A bill combining these different issues makes no sense, except as a backroom deal between the two governing parties.
The deal makes sense for those who want the boundaries to go through and the referendum to fail, but it is an elephant trap for the Lib Dems who want to win the referendum. The effect is to destabilise pro-electoral reform Labour forces, when there is no chance of winning a yes vote without mobilising Labour voters.
If Nick Clegg were to propose two separate bills, parliament could consider the merits of the separate issues. Labour would have to support a referendum bill, and the coalition could whip through its re-districting plans.
Sunder Katwala
General secretary, Fabian Society
Will Straw
Editor, Left Foot Forward
• I suppose the cynical evisceration of the independence of the Electoral Commission is to be expected from the coalition, and is thus not worth commenting upon in your leader (29 July), but to have no comment upon the new size of parliament is unworthy of your leader writer. The number 600 has apparently been plucked at random as a suitable number. Where is the justification for the change? Is there too little work for an MP with 70,000 constituents? Fewer MPs means fewer parliamentarians scrutinising both the executive and legislation. Perhaps a brave MP would actually like to write a proper job description for their position, which could then be used as a basis for calculating the number of MPs the country requires, and also serve as the marker for their electorate to judge them against.
Tony Winters
Kinver, Staffordshire
• In The Vote, Paul Foot tells us of the battle the Chartists had to fight to secure equal constituencies in the UK. At that point in history, it was the Tories who benefited from the "rotten boroughs" which Peter Hain seems so eager to remind us about (Report, 29 July). So why are Hain, Jack Straw and others opposing equality and forming an unholy alliance with David Davis et al? How can the Labour leadership, and leadership contenders, stand against equal sizes of constituencies regardless of where you live? Since when was Labour against equality? I understand all the arguments about registration – this needs to be tackled, and boundaries need to be constantly under review, but when constituencies vary in size by tens of thousands something must be very, very wrong. I am a Liberal Democrat. Centre-left. Supportive of the coalition, less so of the budget. But most importantly, I am pro-reform, and Labour party members who are pro-reform need to consider their own position.
Henry Vann
Bedford
• The latest unedifying manoeuvres over the voting reform bill show why the political parties should have no say in framing the rules by which we elect them: their conflicts of interest are unmanageable. These conflicts have already denied us the right to vote on PR, which is the key issue. Now the coalition parties, which openly proclaim their respective beliefs in FPTP and STV, are trying to hold a referendum on AV, while the Labour party, which alone advocated AV in its manifesto, is opposing this.
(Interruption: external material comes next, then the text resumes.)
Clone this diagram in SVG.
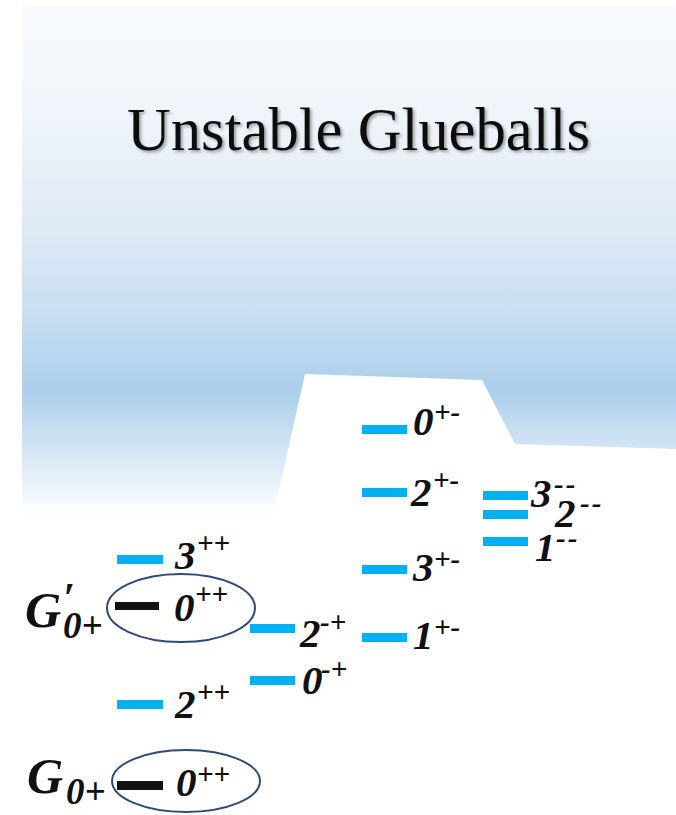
<svg xmlns="http://www.w3.org/2000/svg" width="676" height="815" viewBox="0 0 676 815">
<defs>
<linearGradient id="bg" x1="0" y1="5" x2="0" y2="515" gradientUnits="userSpaceOnUse">
<stop offset="0" stop-color="#f9fbfd"/>
<stop offset="0.2" stop-color="#f1f5fa"/>
<stop offset="0.45" stop-color="#dde9f6"/>
<stop offset="0.62" stop-color="#c6ddf1"/>
<stop offset="0.755" stop-color="#abcfeb"/>
<stop offset="0.88" stop-color="#d6e7f5"/>
<stop offset="1" stop-color="#ffffff"/>
</linearGradient>
<filter id="sh" x="-5%" y="-20%" width="110%" height="150%">
<feDropShadow dx="2" dy="2" stdDeviation="1.5" flood-color="#000" flood-opacity="0.35"/>
</filter>
</defs>
<style>
.bar{fill:#00b0f0}
.blk{fill:#111}
.lbl{font-family:"Liberation Serif","Times New Roman",serif;font-weight:bold;font-style:italic;fill:#111}
.d{font-size:41px}
.s{font-size:29px}
.m{font-size:29px;letter-spacing:2px}
.g{font-size:50px}
.ell{fill:none;stroke:#2f4a7a;stroke-width:2}
</style>
<rect x="0" y="0" width="676" height="815" fill="#fff"/>
<rect x="22" y="5" width="654" height="515" fill="url(#bg)"/>
<polygon points="305,374 482,380 515,444 676,449 676,530 270,530" fill="#fff"/>
<text x="127" y="150" font-family="Liberation Serif,'Times New Roman',serif" font-size="61" fill="#111" textLength="463" lengthAdjust="spacingAndGlyphs" filter="url(#sh)">Unstable Glueballs</text>

<g id="G0p-prime">
<text class="lbl g" x="25" y="627">G</text>
<text class="lbl" x="63" y="612" font-size="42">′</text>
<text class="lbl" x="63" y="638" font-size="37">0+</text>
</g>
<g id="G0p">
<text class="lbl g" x="27" y="793">G</text>
<text class="lbl" x="66" y="804" font-size="37">0+</text>
</g>

<g id="s3pp"><rect class="bar" x="117" y="555" width="46" height="9"/><text class="lbl d" x="175" y="569">3</text><text class="lbl s" x="197" y="553">++</text></g>
<g id="s0pp2"><ellipse class="ell" cx="181" cy="608" rx="74" ry="34"/><rect class="blk" x="115" y="602" width="44" height="8"/><text class="lbl d" x="174" y="621">0</text><text class="lbl s" x="195" y="604">++</text></g>
<g id="s2pp"><rect class="bar" x="117" y="700" width="46" height="9"/><text class="lbl d" x="175" y="718">2</text><text class="lbl s" x="197" y="702">++</text></g>
<g id="s0pp1"><ellipse class="ell" cx="186" cy="781" rx="74" ry="31"/><rect class="blk" x="117" y="781" width="46" height="9"/><text class="lbl d" x="176" y="796">0</text><text class="lbl s" x="197" y="784">++</text></g>

<g id="s2mp"><rect class="bar" x="250" y="624" width="45" height="9"/><text class="lbl d" x="300" y="647">2</text><text class="lbl s" x="320" y="632">-+</text></g>
<g id="s0mp"><rect class="bar" x="250" y="676" width="45" height="9"/><text class="lbl d" x="302" y="694">0</text><text class="lbl s" x="321" y="679">-+</text></g>

<g id="s0pm"><rect class="bar" x="362" y="425" width="45" height="9"/><text class="lbl d" x="413" y="435">0</text><text class="lbl s" x="434" y="422">+-</text></g>
<g id="s2pm"><rect class="bar" x="362" y="488" width="45" height="9"/><text class="lbl d" x="411" y="506">2</text><text class="lbl s" x="433" y="490">+-</text></g>
<g id="s3pm"><rect class="bar" x="362" y="565" width="45" height="9"/><text class="lbl d" x="413" y="581">3</text><text class="lbl s" x="434" y="569">+-</text></g>
<g id="s1pm"><rect class="bar" x="362" y="633" width="45" height="9"/><text class="lbl d" x="413" y="649">1</text><text class="lbl s" x="434" y="637">+-</text></g>

<g id="s3mm"><rect class="bar" x="483" y="491" width="45" height="9"/><text class="lbl d" x="531" y="507">3</text><text class="lbl m" x="554" y="494">--</text></g>
<g id="s2mm"><rect class="bar" x="483" y="510" width="45" height="9"/><text class="lbl d" x="555" y="527">2</text><text class="lbl m" x="580" y="513">--</text></g>
<g id="s1mm"><rect class="bar" x="483" y="537" width="45" height="9"/><text class="lbl d" x="535" y="561">1</text><text class="lbl m" x="556" y="548">--</text></g>
</svg>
Whether this is a cynical ploy by Labour to help rightwing Tories undermine the coalition, or the coalition is to blame for linking the referendum with controversial boundary revisions, is beside the point: the people, not the political class, should be deciding all of this.
The only acceptable process for electoral reform is a popular convention – a citizens' assembly chosen by lot from all willing members of the public. The creation of the convention and its recommendations should be put to a referendum.